Looking at the international landscape, the film is behaving like an absolute monster in overseas markets, specifically in the United Kingdom, France, and China. In London, the film has essentially taken up a residency for the fashion elite, with Mayfair theaters reporting sold-out screenings three weeks deep into the run. The universal allure of the fashion world—paired with the trauma of a demanding boss—has allowed Prada 2 to leapfrog the cultural barriers that usually trap American comedies in their domestic markets.

The Prada Brunch and the Future of the Franchise

The $553.8 million haul is even more staggering when you consider the shark-infested waters of the current release calendar. Despite the presence of massive summer tentpoles and seasonal blockbusters, The Devil Wears Prada 2 has held its ground with effortless chic. Credit belongs to the script by Aline Brosh McKenna, who returned to find Miranda Priestly navigating the wreckage of traditional magazine publishing in a world obsessed with TikTok influencers. That friction—the battle between old-world prestige and the frantic pace of digital clout—has struck a deep chord with audiences facing the same existential shifts in their own offices.

Theater owners are observing a phenomenon they’ve dubbed the "Prada Brunch." Across New York and Los Angeles, matinee screenings are being swarmed by groups of women—and a significant contingent of fashion-obsessed men—treating the movie as a high-stakes social event. "We haven't seen this kind of consistent mid-week energy since Barbie," noted one regional manager for AMC Theatres. "It’s a movie that demands to be seen with a group. People are dressing for the theater, quoting the lines in the lobby, and coming back for second and third helpings."

At the center of it all is the electric, evolving dynamic between Anne Hathaway and Streep. Hathaway’s Andy Sachs is no longer the wide-eyed ingenue; she is now a formidable power player in her own right, providing a steel-spined foil for Miranda’s enduring brilliance. The film refuses to simply rehash the past; it forces these two icons to reckon with what they’ve become. This depth is exactly what is fueling the word-of-mouth fire that keeps these box office numbers climbing toward that $600 million summit.

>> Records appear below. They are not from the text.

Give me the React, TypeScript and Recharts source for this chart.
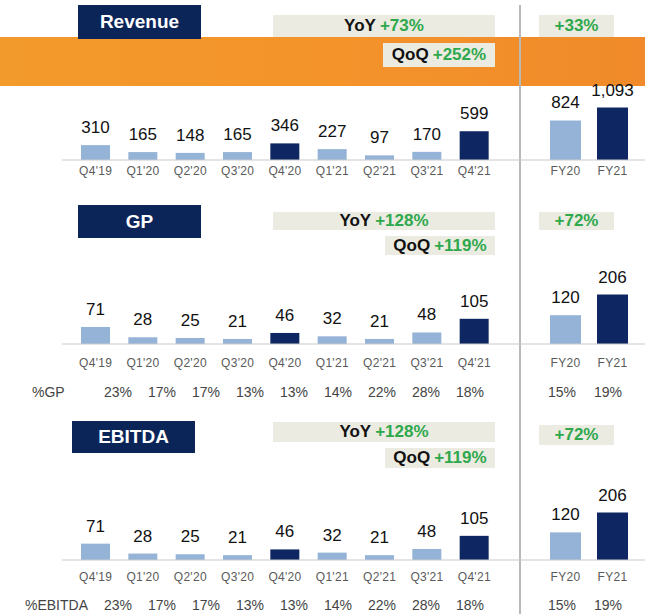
import React from 'react';
import { BarChart, Bar, XAxis, YAxis, Cell, LabelList } from 'recharts';

const quarters = ["Q4'19", "Q1'20", "Q2'20", "Q3'20", "Q4'20", "Q1'21", "Q2'21", "Q3'21", "Q4'21"];
const years = ['FY20', 'FY21'];
const highlighted = ["Q4'20", "Q4'21", 'FY21'];

const revenueQuarterly = [310, 165, 148, 165, 346, 227, 97, 170, 599];
const revenueYearly = [824, 1093];
const revenueGrowth = { yoy: '+73%', qoq: '+252%', fy: '+33%' };

const gpQuarterly = [71, 28, 25, 21, 46, 32, 21, 48, 105];
const gpYearly = [120, 206];
const gpMarginQuarterly = ['23%', '17%', '17%', '13%', '13%', '14%', '22%', '28%', '18%'];
const gpMarginYearly = ['15%', '19%'];
const gpGrowth = { yoy: '+128%', qoq: '+119%', fy: '+72%' };

const ebitdaQuarterly = [71, 28, 25, 21, 46, 32, 21, 48, 105];
const ebitdaYearly = [120, 206];
const ebitdaMarginQuarterly = ['23%', '17%', '17%', '13%', '13%', '14%', '22%', '28%', '18%'];
const ebitdaMarginYearly = ['15%', '19%'];
const ebitdaGrowth = { yoy: '+128%', qoq: '+119%', fy: '+72%' };

const LIGHT = '#95b3d7';
const DARK = '#0e2661';
const NAVY = '#0b2559';
const GREEN = '#2ea84c';
const BOX = '#ecebe1';
const FONT = '"Liberation Sans", Arial, sans-serif';

type Row = { cat: string; value: number; pct?: string };

const build = (cats: string[], values: number[], pcts?: string[]): Row[] =>
  cats.map((cat, i) => ({ cat, value: values[i], pct: pcts ? pcts[i] : undefined }));

const fmt = (v: number) => v.toLocaleString('en-US');

type BarsProps = {
  rows: Row[];
  left: number;
  plotTop: number;
  width: number;
  marginLeft: number;
  plotH: number;
  max: number;
  barSize: number;
  pad: { left: number; right: number };
  pctPad?: { left: number; right: number };
  catOff: number;
  pctOff?: number;
};

function Bars({ rows, left, plotTop, width, marginLeft, plotH, max, barSize, pad, pctPad, catOff, pctOff }: BarsProps) {
  const hasPct = !!pctPad;
  const height = 30 + plotH + 20 + (hasPct ? 44 : 0);
  return (
    <div style={{ position: 'absolute', left, top: plotTop - 30 }}>
      <BarChart width={width} height={height} data={rows} margin={{ top: 30, right: 0, left: marginLeft, bottom: 0 }}>
        <YAxis hide domain={[0, max]} />
        <XAxis
          xAxisId="main"
          dataKey="cat"
          height={20}
          padding={pad}
          tickSize={0}
          tickMargin={0}
          tickLine={false}
          axisLine={{ stroke: '#c9c9c9' }}
          interval={0}
          tick={(p: any) => (
            <text x={p.x} y={p.y + catOff} textAnchor="middle" dominantBaseline="central" fontSize={12} fill="#5a5a5a" fontFamily={FONT} letterSpacing={0.3}>
              {p.payload.value}
            </text>
          )}
        />
        {hasPct && (
          <XAxis
            xAxisId="pct"
            dataKey="cat"
            height={44}
            padding={pctPad}
            tickSize={0}
            tickMargin={0}
            tickLine={false}
            axisLine={false}
            interval={0}
            tick={(p: any) => (
              <text x={p.x} y={p.y + (pctOff || 0)} textAnchor="middle" dominantBaseline="central" fontSize={14} fill="#444" fontFamily={FONT}>
                {rows[p.index]?.pct}
              </text>
            )}
          />
        )}
        <Bar xAxisId="main" dataKey="value" barSize={barSize} isAnimationActive={false}>
          {rows.map((r) => (
            <Cell key={r.cat} fill={highlighted.includes(r.cat) ? DARK : LIGHT} />
          ))}
          <LabelList dataKey="value" position="top" offset={12} formatter={(v: any) => fmt(Number(v))} style={{ fontSize: 17, fill: '#111', fontFamily: FONT }} />
        </Bar>
      </BarChart>
    </div>
  );
}

function Box({ x, y, w, h, bg, size, color, children }: any) {
  return (
    <div
      style={{
        position: 'absolute', left: x, top: y, width: w, height: h, background: bg,
        display: 'flex', alignItems: 'center', justifyContent: 'center',
        fontWeight: 700, fontSize: size, fontFamily: FONT, color, whiteSpace: 'nowrap',
      }}
    >
      {children}
    </div>
  );
}

const Growth = ({ tag, value }: { tag?: string; value: string }) => (
  <>
    {tag && <span style={{ color: '#111', marginRight: 4 }}>{tag}</span>}
    <span style={{ color: GREEN }}>{value}</span>
  </>
);

const qPad = { left: 10, right: 22 };
const qPctPad = { left: 34, right: 28 };
const fyPad = { left: 22, right: 9 };
const fyPctPad = { left: 19, right: 14 };

export default function App() {
  return (
    <div style={{ position: 'absolute', left: 0, top: 0, width: 645, height: 614, background: '#fff', overflow: 'hidden', fontFamily: FONT }}>
      {/* orange band behind revenue header */}
      <div style={{ position: 'absolute', left: 0, top: 37, width: 645, height: 49, background: 'linear-gradient(90deg, #f39a2c, #f3922a 60%, #f08a2a)' }} />
      <div style={{ position: 'absolute', left: 519, top: 5, width: 2, height: 609, background: '#b9b9b9' }} />

      {/* Revenue */}
      <Box x={78} y={5} w={123} h={34} bg={NAVY} size={19} color="#fff">Revenue</Box>
      <Box x={273} y={15} w={222} h={22} bg={BOX} size={17}><Growth tag="YoY" value={revenueGrowth.yoy} /></Box>
      <Box x={539} y={15} w={75} h={22} bg={BOX} size={17}><Growth value={revenueGrowth.fy} /></Box>
      <Box x={383} y={43} w={112} h={24} bg={BOX} size={17}><Growth tag="QoQ" value={revenueGrowth.qoq} /></Box>
      <Bars rows={build(quarters, revenueQuarterly)} left={0} plotTop={90} width={520} marginLeft={62} plotH={70} max={1458} barSize={29} pad={qPad} catOff={11} />
      <Bars rows={build(years, revenueYearly)} left={520} plotTop={90} width={125} marginLeft={0} plotH={70} max={1458} barSize={31} pad={fyPad} catOff={11} />

      {/* GP */}
      <Box x={78} y={205} w={123} h={33} bg={NAVY} size={19} color="#fff">GP</Box>
      <Box x={273} y={212} w={222} h={18} bg={BOX} size={17}><Growth tag="YoY" value={gpGrowth.yoy} /></Box>
      <Box x={539} y={212} w={75} h={18} bg={BOX} size={17}><Growth value={gpGrowth.fy} /></Box>
      <Box x={385} y={236} w={110} h={19} bg={BOX} size={17}><Growth tag="QoQ" value={gpGrowth.qoq} /></Box>
      <Bars rows={build(quarters, gpQuarterly, gpMarginQuarterly)} left={0} plotTop={260} width={520} marginLeft={62} plotH={84} max={350} barSize={29} pad={qPad} pctPad={qPctPad} catOff={19} pctOff={28} />
      <Bars rows={build(years, gpYearly, gpMarginYearly)} left={520} plotTop={260} width={125} marginLeft={0} plotH={84} max={350} barSize={31} pad={fyPad} pctPad={fyPctPad} catOff={19} pctOff={28} />
      <div style={{ position: 'absolute', left: 32, top: 383, fontSize: 14, color: '#444', lineHeight: '18px' }}>%GP</div>

      {/* EBITDA */}
      <Box x={72} y={421} w={123} h={32} bg={NAVY} size={19} color="#fff">EBITDA</Box>
      <Box x={273} y={422} w={222} h={20} bg={BOX} size={17}><Growth tag="YoY" value={ebitdaGrowth.yoy} /></Box>
      <Box x={539} y={425} w={75} h={20} bg={BOX} size={17}><Growth value={ebitdaGrowth.fy} /></Box>
      <Box x={385} y={448} w={110} h={20} bg={BOX} size={17}><Growth tag="QoQ" value={ebitdaGrowth.qoq} /></Box>
      <Bars rows={build(quarters, ebitdaQuarterly, ebitdaMarginQuarterly)} left={0} plotTop={476} width={520} marginLeft={62} plotH={84} max={365} barSize={29} pad={qPad} pctPad={qPctPad} catOff={17} pctOff={25} />
      <Bars rows={build(years, ebitdaYearly, ebitdaMarginYearly)} left={520} plotTop={476} width={125} marginLeft={0} plotH={84} max={365} barSize={31} pad={fyPad} pctPad={fyPctPad} catOff={17} pctOff={25} />
      <div style={{ position: 'absolute', left: 25, top: 596, fontSize: 14, color: '#444', lineHeight: '18px' }}>%EBITDA</div>
    </div>
  );
}
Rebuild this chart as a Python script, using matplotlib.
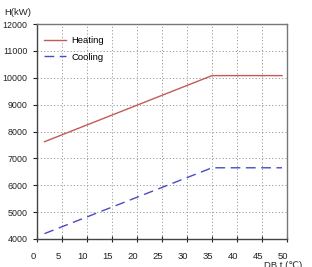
import matplotlib
matplotlib.use("Agg")
import matplotlib.pyplot as plt
import matplotlib.transforms as mtransforms

plt.rcParams['font.family'] = ['Liberation Sans', 'DejaVu Sans']

heat_x = [1.5, 35, 49]
heat_y = [7620, 10080, 10080]
cool_x = [1.5, 35, 49]
cool_y = [4200, 6650, 6650]
xticks = [0, 5, 10, 15, 20, 25, 30, 35, 40, 45, 50]
yticks = [4000, 5000, 6000, 7000, 8000, 9000, 10000, 11000, 12000]

fs = 6.8
fig = plt.figure(figsize=(3.12, 2.67), dpi=100)
ax = fig.add_axes([37/312, 1 - 239/267, 250/312, 215/267])

ax.plot(heat_x, heat_y, color='#c25a5a', lw=1.0, label='Heating')
ax.plot(cool_x, cool_y, color='#4a4ac8', lw=1.0, dashes=(7, 4), label='Cooling')

ax.set_xlim(0, 50)
ax.set_ylim(4000, 12000)
ax.set_xticks(xticks)
ax.set_yticks(yticks)
ax.grid(True, color='#9a9a9a', linestyle=(0, (1.2, 2.2)), lw=0.7)
ax.tick_params(axis='both', labelsize=fs, colors='#222222', length=3, width=0.8)
ax.tick_params(axis='x', direction='inout', length=5, pad=7)
ax.tick_params(axis='y', direction='out', pad=4, labelsize=6.4)
for lbl in ax.get_xticklabels():
    lbl.set_transform(lbl.get_transform() + mtransforms.ScaledTranslation(-4/100, 0, fig.dpi_scale_trans))
for s in ['left', 'bottom']:
    ax.spines[s].set_color('#444444')
    ax.spines[s].set_linewidth(1.0)
for s in ['top', 'right']:
    ax.spines[s].set_color('#777777')
    ax.spines[s].set_linewidth(1.0)

leg = ax.legend(loc='upper left', frameon=False, fontsize=fs, handlelength=2.4,
                bbox_to_anchor=(0.0, 0.975), labelspacing=0.8, handletextpad=0.5,
                borderaxespad=0.3)

fig.text(4/312, 1 - 17/267, 'H(kW)', fontsize=fs, color='#222222', ha='left', va='bottom')
fig.text(264/312, 1 - 261/267, 'DB t (℃)', fontsize=fs, color='#222222', ha='left', va='top')

fig.savefig('out.png', dpi=100)
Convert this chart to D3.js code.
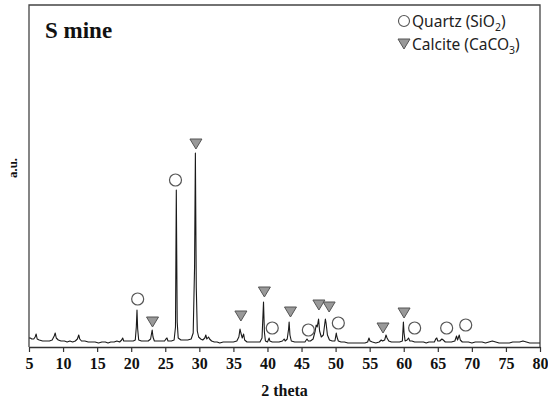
<!DOCTYPE html>
<html><head><meta charset="utf-8">
<script src="https://cdn.jsdelivr.net/npm/d3@7"></script>
<style>body{margin:0;background:#fff}svg{display:block}</style>
</head><body><div id="c"></div>
<script>
const twoTheta = [5.0,5.2,5.4,5.7,5.9,6.05,6.2,6.5,7.0,7.5,8.0,8.4,8.7,8.85,9.0,9.3,9.7,10.2,10.6,11.0,11.4,11.8,12.1,12.3,12.45,12.7,13.2,13.7,14.2,14.7,15.2,15.7,16.2,16.6,17.0,17.5,17.9,18.3,18.6,18.75,18.9,19.3,19.8,20.3,20.6,20.75,20.85,20.95,21.1,21.5,22.0,22.5,22.85,23.0,23.08,23.2,23.4,23.9,24.4,24.9,25.1,25.25,25.4,25.9,26.3,26.5,26.62,26.75,26.9,27.3,27.8,28.3,28.8,29.1,29.3,29.42,29.55,29.7,29.9,30.2,30.5,30.8,30.95,31.1,31.35,31.5,31.8,32.2,32.6,33.0,33.5,34.0,34.5,35.0,35.5,35.8,35.97,36.1,36.3,36.5,36.65,37.0,37.5,38.0,38.5,38.9,39.2,39.42,39.55,39.7,40.0,40.25,40.35,40.7,41.2,41.7,42.2,42.45,42.6,42.9,43.1,43.18,43.3,43.5,44.0,44.5,45.0,45.5,45.8,46.0,46.3,46.7,47.0,47.15,47.3,47.5,47.65,47.9,48.2,48.5,48.6,48.8,49.1,49.5,49.9,50.1,50.2,50.4,50.8,51.3,51.8,52.3,52.8,53.3,53.8,54.3,54.7,54.9,55.05,55.4,55.9,56.4,56.7,56.9,57.2,57.4,57.55,57.8,58.2,58.6,59.0,59.4,59.8,59.95,60.05,60.2,60.5,60.7,60.9,61.2,61.6,62.0,62.4,62.9,63.3,63.7,64.1,64.5,64.7,64.85,65.0,65.3,65.6,65.8,66.1,66.6,67.0,67.5,67.75,67.9,68.15,68.3,68.6,69.0,69.5,70.0,70.5,71.0,71.5,72.0,72.5,73.0,73.5,74.0,74.5,75.0,75.5,76.0,76.5,77.0,77.5,78.0,78.5,79.0,79.5,80.0];
const intensity = [9,9,8,8,10,13,8,7,6,6,6,7,11,14,9,7,6,6,5,6,5,6,8,12,8,6,6,5,5,5,4,5,5,4,5,5,6,5,7,9,6,6,6,6,7,20,37,18,7,6,6,6,8,14,17,10,6,6,6,6,8,9,6,6,7,20,157,25,9,7,7,7,8,14,80,194,60,16,10,8,7,9,12,8,10,8,6,5,5,4,5,5,5,5,6,10,18,14,9,13,7,5,5,5,5,5,9,45,15,6,5,9,6,5,5,5,6,8,6,8,18,25,12,6,5,5,5,5,8,6,6,8,16,22,20,28,16,10,12,28,24,12,7,6,6,14,10,6,5,5,4,4,4,4,4,4,5,9,6,5,4,5,7,6,7,12,9,6,5,5,5,5,6,25,14,6,7,9,6,6,5,5,5,5,4,5,5,5,8,9,6,6,8,7,5,5,5,6,11,7,12,7,5,5,5,4,5,5,5,4,5,6,5,4,4,4,4,5,5,5,6,5,4,4,4,4];
const quartzTheta = [20.95,26.5,40.7,46.0,50.4,61.6,66.3,69.1];
const quartzLevel = [48,167,19,17,24,19,19,22];
const calciteTheta = [23.13,29.5,36.1,39.55,43.38,47.55,49.05,56.96,60.05];
const calciteLevel = [25,203,31,55,35,42,40,19,34];
const xTicks = [5,10,15,20,25,30,35,40,45,50,55,60,65,70,75,80];
const legendLabels = [["Quartz (SiO","2",")"],["Calcite (CaCO","3",")"]];

const W=548,H=402;
const svg=d3.select("#c").append("svg").attr("width",W).attr("height",H);
const x=d3.scaleLinear().domain([5,80]).range([29,540]);
const y=d3.scaleLinear().domain([0,342]).range([347,5]);

svg.append("path").attr("d",`M${x(5)},${y(0)}V${y(342)}H${x(80)}V${y(0)}`)
  .attr("fill","none").attr("stroke","#444").attr("stroke-width",1.3);

const pts=twoTheta.map((t,i)=>[t,intensity[i]]);
svg.append("path").datum(pts)
  .attr("d",d3.line().x(d=>x(d[0])).y(d=>y(d[1])))
  .attr("fill","none").attr("stroke","#1a1a1a").attr("stroke-width",1.1).attr("stroke-linejoin","round");

const ax=svg.append("g").attr("transform",`translate(0,${y(0)})`)
  .call(d3.axisBottom(x).tickValues(xTicks).tickSize(5).tickSizeOuter(0).tickPadding(6).tickFormat(d3.format("d")));
ax.select(".domain").attr("stroke","#333").attr("stroke-width",1.3);
ax.selectAll(".tick line").attr("stroke","#333").attr("stroke-width",1.2);
ax.selectAll("text").attr("font-family","'Liberation Serif',serif").attr("font-weight","bold").attr("font-size",16).attr("fill","#111");

const tri=(cx,cy)=>`M${cx-6},${cy-5}L${cx+6},${cy-5}L${cx},${cy+5}Z`;
svg.append("g").selectAll("circle").data(quartzTheta).join("circle")
  .attr("cx",d=>x(d)).attr("cy",(d,i)=>y(quartzLevel[i])).attr("r",6)
  .attr("fill","#fff").attr("stroke","#555").attr("stroke-width",1.2);
svg.append("g").selectAll("path").data(calciteTheta).join("path")
  .attr("d",(d,i)=>tri(x(d),y(calciteLevel[i])))
  .attr("fill","#999").attr("stroke","#555").attr("stroke-width",1);

svg.append("text").attr("x",45).attr("y",38).text("S mine")
  .attr("font-family","'Liberation Serif',serif").attr("font-weight","bold").attr("font-size",23).attr("fill","#111");
svg.append("text").attr("x",x(42.5)).attr("y",396).attr("text-anchor","middle").text("2 theta")
  .attr("font-family","'Liberation Serif',serif").attr("font-weight","bold").attr("font-size",16).attr("fill","#111");
svg.append("text").attr("transform","translate(17,168) rotate(-90)").attr("text-anchor","middle").text("a.u.")
  .attr("font-family","'Liberation Serif',serif").attr("font-weight","bold").attr("font-size",13).attr("fill","#111");

const lg=svg.append("g");
lg.append("circle").attr("cx",404).attr("cy",21).attr("r",5.5).attr("fill","#fff").attr("stroke","#555").attr("stroke-width",1.1);
lg.append("path").attr("d",`M398,39L410,39L404,49Z`).attr("fill","#999").attr("stroke","#555").attr("stroke-width",1);
legendLabels.forEach((l,i)=>{
  const t=lg.append("text").attr("x",412).attr("y",27+i*23)
    .attr("font-family","'Noto Sans',sans-serif").attr("font-size",15.5).attr("fill","#222");
  t.append("tspan").text(l[0]);
  t.append("tspan").attr("dy",3.5).attr("font-size",10.5).text(l[1]);
  t.append("tspan").attr("dy",-3.5).text(l[2]);
});
</script></body></html>
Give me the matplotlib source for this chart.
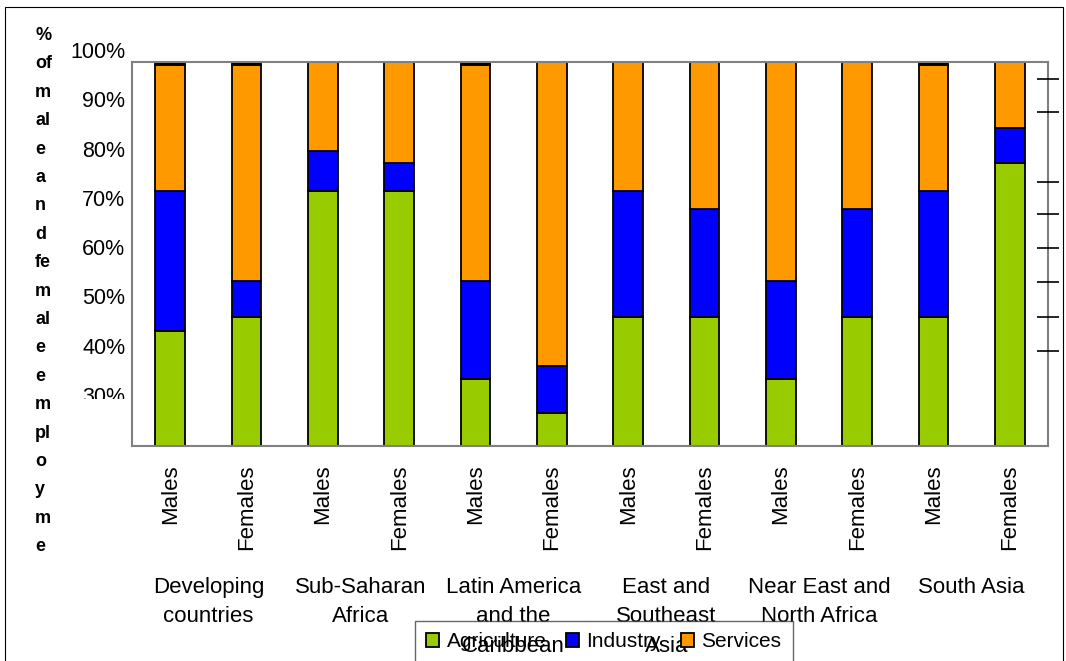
import matplotlib
matplotlib.use("Agg")
import matplotlib.pyplot as plt
import numpy as np
from matplotlib.patches import Rectangle
from matplotlib.transforms import Bbox, TransformedBbox

plt.rcParams['font.family'] = ['Liberation Sans', 'DejaVu Sans']

# data (percent of employment)
bar_labels = ['Males', 'Females'] * 6
regions = ['Developing\ncountries', 'Sub-Saharan\nAfrica', 'Latin America\nand the\nCaribbean',
           'East and\nSoutheast\nAsia', 'Near East and\nNorth Africa', 'South Asia']
agriculture = [30.0, 33.7, 66.4, 66.4, 17.4, 8.7, 33.7, 33.7, 17.4, 33.7, 33.7, 73.7]
industry = [36.5, 9.3, 10.5, 7.4, 25.6, 12.2, 32.8, 28.0, 25.6, 28.0, 32.8, 9.2]
services = [32.7, 56.2, 23.1, 26.2, 56.2, 79.1, 33.5, 38.3, 57.0, 38.3, 32.7, 17.1]
other = [0.8, 0.8, 0.0, 0.0, 0.8, 0.0, 0.0, 0.0, 0.0, 0.0, 0.8, 0.0]

# left labels (misplaced in the original, kept as drawn)
pct_ticks = [30, 40, 50, 60, 70, 80, 90, 100]
# stray tick marks on the right axis
right_ticks = [95.6, 87.1, 68.8, 60.3, 51.5, 42.8, 33.7, 24.8]
right_tick_colors = ['#808080', '#202020', '#202020', '#808080', '#202020', '#808080', '#808080', '#808080']

ylabel_chunks = ['%', 'of', 'm', 'al', 'e', 'a', 'n', 'd', 'fe', 'm', 'al', 'e',
                 'e', 'm', 'pl', 'o', 'y', 'm', 'e']

W, H = 1066, 661
fig = plt.figure(figsize=(W / 100, H / 100), dpi=100)

ax = fig.add_axes([132 / W, 1 - 446 / H, (1048 - 132) / W, (446 - 62) / H])
x = np.arange(len(agriculture))
bw = 0.39
agri = np.array(agriculture)
ind = np.array(industry)
serv = np.array(services)
b1 = ax.bar(x, agri, bw, color='#99CC00', edgecolor='black', linewidth=1.3, label='Agriculture')
b2 = ax.bar(x, ind, bw, bottom=agri, color='#0000FF', edgecolor='black', linewidth=1.3, label='Industry')
b3 = ax.bar(x, serv, bw, bottom=agri + ind, color='#FF9900', edgecolor='black', linewidth=1.3, label='Services')
ax.bar(x, other, bw, bottom=agri + ind + serv, color='black', edgecolor='black', linewidth=1.3)

ax.set_xlim(-0.5, len(x) - 0.5)
ax.set_ylim(0, 100)
ax.set_xticks(x)
ax.set_xticklabels(bar_labels, rotation=90, fontsize=16)
ax.tick_params(axis='x', length=0, pad=13)
ax.set_yticks([])
for s in ax.spines.values():
    s.set_color('#808080')
    s.set_linewidth(1.5)

# region names under each pair of bars
for i, r in enumerate(regions):
    ax.text(2 * i + 0.5, -0.34, r, transform=ax.get_xaxis_transform(), ha='center', va='top',
            fontsize=16, linespacing=1.55, zorder=10)

# right axis with its stray ticks
ax2 = ax.twinx()
ax2.set_ylim(0, 100)
ax2.set_yticks(right_ticks)
ax2.set_yticklabels([])
ax2.tick_params(axis='y', direction='inout', length=16.5, width=1.2)
for t, c in zip(ax2.yaxis.get_major_ticks(), right_tick_colors):
    t.tick2line.set_color(c)
ax2.spines[:].set_visible(False)

# percent labels on the left
lab = fig.add_axes([128 / W, 1 - 543 / H, 0.001, 493 / H])
lab.set_ylim(0, 100)
lab.set_yticks(pct_ticks)
lab.set_yticklabels([f'{p}%' for p in pct_ticks], fontsize=15.5)
lab.tick_params(axis='y', length=0, pad=2)
lab.set_xticks([])
lab.spines[:].set_visible(False)
lab.patch.set_visible(False)
clip = TransformedBbox(Bbox([[0, 1 - 399 / H], [1, 1]]), fig.transFigure)
for t in lab.get_yticklabels():
    t.set_clip_on(True)
    t.set_clip_box(clip)

# y label written one chunk per line
for i, s in enumerate(ylabel_chunks):
    fig.text(35 / W, 1 - (40 + i * 28.4) / H, s, fontsize=13, fontweight='bold',
             ha='left', va='baseline')

leg = fig.legend(handles=[b1, b2, b3], loc='upper left', bbox_to_anchor=(415 / W, 1 - 621 / H),
                 borderaxespad=0, ncol=3, fontsize=15, frameon=True, fancybox=False,
                 handlelength=0.62, handleheight=0.62, handletextpad=0.35, columnspacing=0.95,
                 borderpad=0.55)
leg.get_frame().set_edgecolor('#404040')
leg.get_frame().set_facecolor('none')
leg.get_frame().set_linewidth(1.0)

# outer chart border
fig.add_artist(Rectangle((5 / W, -0.05), (1063 - 5) / W, 1.05 - 7 / H, transform=fig.transFigure,
                         fill=False, edgecolor='black', linewidth=0.8))

fig.savefig('out.png', dpi=100)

As the film prepares for the upcoming holiday weekend, all projections suggest it will cross the $600 million threshold by next week. This would put it in the rare air of sequels that significantly out-earn their predecessors—the original 2006 film finished with a then-mighty $326 million. Doubling the original’s take is a feat usually reserved for the Marvel Cinematic Universe, sending a flare to Hollywood executives about the massive, untapped market for adult-oriented, sophisticated storytelling. Rumors of a third installment or a Disney+ limited series are already swirling through the industry trades, though the studio is staying quiet for now. Miranda Priestly demanded excellence, and the global box office has delivered it in spades. The stylish juggernaut shows no signs of slowing down. That’s all.